"Мама, ты когда-нибудь была на море? Когда-нибудь до того, как всё это началось? Я сегодня прочитал о нём. В развалинах Нижнего города порой можно отыскать удивительные вещи. И книги. В Верхнем они никому не нужны. Там живут страшные люди, Генри мне рассказывал."
В неверном свете, льющемся из грязного подвального окошка мальчишка, лежавший на жёстком тюфяке размял пальцы и с тревогой осмотрел ручку — чернила грозили закончиться уже скоро.
Парнишке шестнадцать и сегодня он впервые сбрил ещё по-детски мягкую и светлую щетину, на щеках свидетелями этого события выступали тройка грязноватых пластырей. Цвета волос под слоем грязи и пыли не разглядеть, но если бы кто-то сподобился мальчшку отмыть и прилично одеть, то стало бы видно, что Кристиан, а именно так его звали, является альбиносом. Снежно-белые волосы, бледная кожа и огромные прозрачно-голубые глаза, на ярком свету граничащие с цветом лиловым, столь причудливо сочетались голубого цвета радужка и просвечивающие сквозь неё кровеносные сосуды.

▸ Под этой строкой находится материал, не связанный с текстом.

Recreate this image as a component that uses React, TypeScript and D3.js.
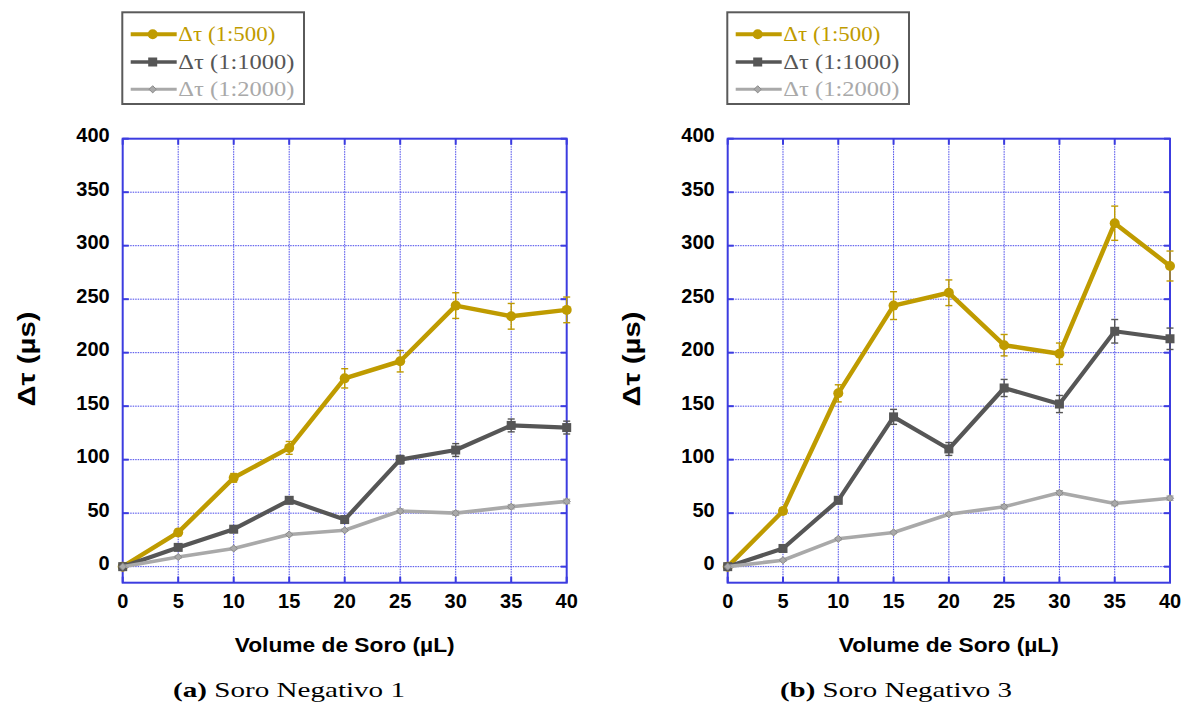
import React from "react";
import * as d3 from "d3";

// Serum volume (µL) on the x axis
const volumes = [0, 5, 10, 15, 20, 25, 30, 35, 40];
const yTicks = [0, 50, 100, 150, 200, 250, 300, 350, 400];

const seriesLabels = ["Δτ (1:500)", "Δτ (1:1000)", "Δτ (1:2000)"];
const seriesColors = ["#bf9b00", "#565656", "#a9a9a9"];

// Soro Negativo 1
const neg1_500 = [0, 32, 83, 111, 176, 192, 244, 234, 240];
const neg1_500_err = [0, 3, 4, 6, 9, 10, 12, 12, 12];
const neg1_1000 = [0, 18, 35, 62, 44, 100, 109, 132, 130];
const neg1_1000_err = [0, 2, 3, 3, 3, 4, 6, 6, 6];
const neg1_2000 = [0, 9, 17, 30, 34, 52, 50, 56, 61];
const neg1_2000_err = [0, 1, 1, 1, 1, 2, 2, 2, 2];

// Soro Negativo 3
const neg3_500 = [0, 52, 162, 244, 256, 207, 199, 321, 281];
const neg3_500_err = [0, 3, 8, 13, 12, 10, 10, 16, 14];
const neg3_1000 = [0, 17, 62, 140, 110, 167, 152, 220, 213];
const neg3_1000_err = [0, 3, 3, 7, 6, 8, 8, 11, 10];
const neg3_2000 = [0, 6, 26, 32, 49, 56, 69, 59, 64];
const neg3_2000_err = [0, 1, 1, 1, 1, 2, 2, 2, 2];

const AXIS_BLUE = "#3c3ce0";
const GRID_BLUE = "#4646ea";

type Series = { values: number[]; errors: number[] };

type PanelProps = {
  left: number;
  right: number;
  tag: string;
  caption: string;
  captionX: number;
  series: Series[];
};

const TOP = 138.7;
const BOTTOM = 582.7;

function Marker({ kind, x, y, color }: { kind: number; x: number; y: number; color: string }) {
  if (kind === 0) return <circle cx={x} cy={y} r={5} fill={color} />;
  if (kind === 1) return <rect x={x - 4.5} y={y - 4.5} width={9} height={9} fill={color} />;
  const s = 3.6;
  return (
    <path
      d={`M${x},${y - s}L${x + s},${y}L${x},${y + s}L${x - s},${y}Z`}
      fill={color}
      stroke="#8a8a8a"
      strokeWidth={1}
    />
  );
}

function Panel({ left, right, tag, caption, captionX, series }: PanelProps) {
  const x = d3.scaleLinear().domain([0, 40]).range([left, right]);
  const y = d3.scaleLinear().domain([-15, 400]).range([BOTTOM, TOP]);
  const widths = [4.5, 4.2, 3.6];
  const capW = 3.5;
  const legendX = left - 0.4;
  const legendY = 12.3;
  const rowY = [34.3, 62, 89.3];
  const textLens = [97, 116, 116];

  return (
    <g>
      {/* legend */}
      <rect x={legendX} y={legendY} width={181.7} height={91.7} fill="#fff" stroke="#5a5a5a" strokeWidth={2} />
      {seriesLabels.map((lab, i) => (
        <g key={lab}>
          <line x1={legendX + 8.4} x2={legendX + 54.4} y1={rowY[i]} y2={rowY[i]} stroke={seriesColors[i]} strokeWidth={widths[i] - 0.6} />
          <Marker kind={i} x={legendX + 30.4} y={rowY[i]} color={seriesColors[i]} />
          <text
            x={legendX + 56}
            y={rowY[i] + 7}
            fontFamily="'Liberation Serif', 'Times New Roman', serif"
            fontSize={21}
            fill={seriesColors[i]}
            textLength={textLens[i]}
            lengthAdjust="spacingAndGlyphs"
          >
            {lab}
          </text>
        </g>
      ))}

      {/* grid */}
      {volumes.slice(1, -1).map((v) => (
        <line key={"gx" + v} x1={x(v)} x2={x(v)} y1={TOP} y2={BOTTOM} stroke={GRID_BLUE} strokeWidth={1} strokeDasharray="1.5,1" />
      ))}
      {yTicks.slice(0, -1).map((v) => (
        <line key={"gy" + v} x1={left} x2={right} y1={y(v)} y2={y(v)} stroke={GRID_BLUE} strokeWidth={1} strokeDasharray="1.5,1" />
      ))}

      {/* frame */}
      <rect x={left} y={TOP} width={right - left} height={BOTTOM - TOP} fill="none" stroke={AXIS_BLUE} strokeWidth={2} />
      {volumes.map((v) => (
        <g key={"tx" + v}>
          <line x1={x(v)} x2={x(v)} y1={TOP} y2={TOP + 6} stroke={AXIS_BLUE} strokeWidth={2} />
          <line x1={x(v)} x2={x(v)} y1={BOTTOM} y2={BOTTOM - 6} stroke={AXIS_BLUE} strokeWidth={2} />
          <text
            x={x(v)}
            y={608}
            textAnchor="middle"
            fontFamily="'Liberation Sans', Arial, sans-serif"
            fontWeight="bold"
            fontSize={20}
            fill="#000"
          >
            {v}
          </text>
        </g>
      ))}
      {yTicks.map((v) => (
        <g key={"ty" + v}>
          <line x1={left} x2={left + 6} y1={y(v)} y2={y(v)} stroke={AXIS_BLUE} strokeWidth={2} />
          <line x1={right} x2={right - 6} y1={y(v)} y2={y(v)} stroke={AXIS_BLUE} strokeWidth={2} />
          <text
            x={left - 13}
            y={y(v) + 3.5}
            textAnchor="end"
            fontFamily="'Liberation Sans', Arial, sans-serif"
            fontWeight="bold"
            fontSize={20}
            fill="#000"
          >
            {v}
          </text>
        </g>
      ))}

      {/* series: error bars, lines, markers */}
      {series.map((s, i) => {
        const line = d3
          .line<number>()
          .x((_, j) => x(volumes[j]))
          .y((d) => y(d));
        return (
          <g key={"s" + i}>
            {s.values.map((v, j) =>
              s.errors[j] > 0 ? (
                <g key={"e" + j} stroke={seriesColors[i]} strokeWidth={1.4}>
                  <line x1={x(volumes[j])} x2={x(volumes[j])} y1={y(v + s.errors[j])} y2={y(v - s.errors[j])} />
                  <line x1={x(volumes[j]) - capW} x2={x(volumes[j]) + capW} y1={y(v + s.errors[j])} y2={y(v + s.errors[j])} />
                  <line x1={x(volumes[j]) - capW} x2={x(volumes[j]) + capW} y1={y(v - s.errors[j])} y2={y(v - s.errors[j])} />
                </g>
              ) : null
            )}
            <path d={line(s.values) || ""} fill="none" stroke={seriesColors[i]} strokeWidth={widths[i]} strokeLinejoin="round" />
            {s.values.map((v, j) => (
              <Marker key={"m" + j} kind={i} x={x(volumes[j])} y={y(v)} color={seriesColors[i]} />
            ))}
          </g>
        );
      })}

      {/* axis titles */}
      <text
        x={(left + right) / 2}
        y={652}
        textAnchor="middle"
        fontFamily="'Liberation Sans', Arial, sans-serif"
        fontWeight="bold"
        fontSize={20}
        textLength={220}
        lengthAdjust="spacingAndGlyphs"
        fill="#000"
      >
        Volume de Soro (µL)
      </text>
      <text
        transform={`translate(${left - 96},359) rotate(-90)`}
        textAnchor="middle"
        dy={8}
        fontFamily="'Liberation Sans', Arial, sans-serif"
        fontWeight="bold"
        fontSize={23}
        textLength={95}
        lengthAdjust="spacingAndGlyphs"
        fill="#000"
      >
        Δτ (µs)
      </text>

      {/* caption */}
      <text
        x={captionX}
        y={697}
        textAnchor="middle"
        fontFamily="'Liberation Serif', 'Times New Roman', serif"
        fontSize={21}
        fill="#000"
        textLength={232}
        lengthAdjust="spacingAndGlyphs"
      >
        <tspan fontWeight="bold">{tag}</tspan>
        {" " + caption}
      </text>
    </g>
  );
}

export default function App() {
  const panelA: Series[] = [
    { values: neg1_500, errors: neg1_500_err },
    { values: neg1_1000, errors: neg1_1000_err },
    { values: neg1_2000, errors: neg1_2000_err },
  ];
  const panelB: Series[] = [
    { values: neg3_500, errors: neg3_500_err },
    { values: neg3_1000, errors: neg3_1000_err },
    { values: neg3_2000, errors: neg3_2000_err },
  ];
  return (
    <svg
      width={1184}
      height={704}
      viewBox="0 0 1184 704"
      style={{ position: "absolute", left: 0, top: 0, background: "#fff" }}
    >
      <rect x={0} y={0} width={1184} height={704} fill="#fff" />
      <Panel left={122.7} right={566.7} tag="(a)" caption="Soro Negativo 1" captionX={289} series={panelA} />
      <Panel left={727.7} right={1170} tag="(b)" caption="Soro Negativo 3" captionX={896} series={panelB} />
    </svg>
  );
}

А "это" началось задолго до появления на свет Кристиана. В человеческом сознании испокон веков бродили идеи избранности той или иной группы людей, разделения, превосходства по праву... Избранными оказались ровно три тысячи, превратив остальной мир в полигон для своих развлечений.
Понятие Мира сузилось до одного единственного Города на краю пропасти, в которую вертикально вниз уносились поезда Наблюдателей, Города, агонизирующего в своём безумии.
Старый Генри, подобравший когда-то корзину с младенцем на границе Нижнего города был чертовски прав. В Верхнем городе жили страшные люди, чей жизненный успех зависел от их успехов в Игре. этим туманным словом называлось ежедневное посещение Центра Спасения. Спасения от злобных миллионов отщепенцев, живущих в резервациях за пределами Города и время от времени выгоняемыми на Полигон, где достойные жители Города имели возможность "спасти" своё избранное положение реальными смертями других людей.
Время скрыло имя и цель создателей Системы поражения на полигоне, но потомки нашли им активное и ежедневное применение. Любопытный мальчишка не раз видел, что бывает с отщепенцами, пытавшимися ближе подойти к Границе — под градом разрывных пуль их тела превращались в безвольные красные тряпки, фонтанирующие кровью, ошмётками мяса и осколками костей. Но самым страшным было не это. Страшнее было то, что за пультом управления сидел какой-нибудь булочник или столяр. Сидел и не осознавал, что только что убил человека. Совершенно такого же, как и он сам.
В Нижнем городе жили те, кто не мог или не хотел участвовать в Игре, тем самым рискуя оказаться в одной из резерваций, если чем-то не угодят жителям Верхнего города. В Нижнем городе жил старый Генри и Кристиан.
Взглянув в постепенно темнеющее окошко, парнишка продолжил писать свой дневник-письмо матери.
"Я сегодня первый раз побрился, мам," — с гордостью вывел он на бумаге, — "Если я найду ещё плёнки, обязательно для тебя сфотографируюсь. Расскажи, как ты там? Ты хорошо питаешься? Тебя не обижают? Я волнуюсь..."
Мальчик писал почти до темноты, а затем взялся за карандаш, чтобы на странице дневника показать матери море, о котором он прочитал.
А старый Генри в соседней комнатушке попыхивал трубкой, прекрасно зная, чем сейчас занимается его воспитанник. Знал он и то, что как только Кристиан закроет дневник, для постороннего глаза его страницы приобретут девственную чистоту, поскольку мальчишка от рождения был Мастером скрытых картин. Нужно смахнуть рукой невидимую пыль с бумаги, чтобы увидеть истину. И хорошо, что мальчишка не знает, где сейчас его мать.
А где-то в Верхнем городе женщина по имени Мадьяра, шестнадцать лет назад оставившая корзину с младенцем на границе нижнего города, со счастливым воплем разрядила виртуальную обойму в своего сотого отщепенца. На экране загорелись разноцветные огоньки и Система безразлично-доброжелательным мелодичным голосом поздравила пользователя с сотой победой.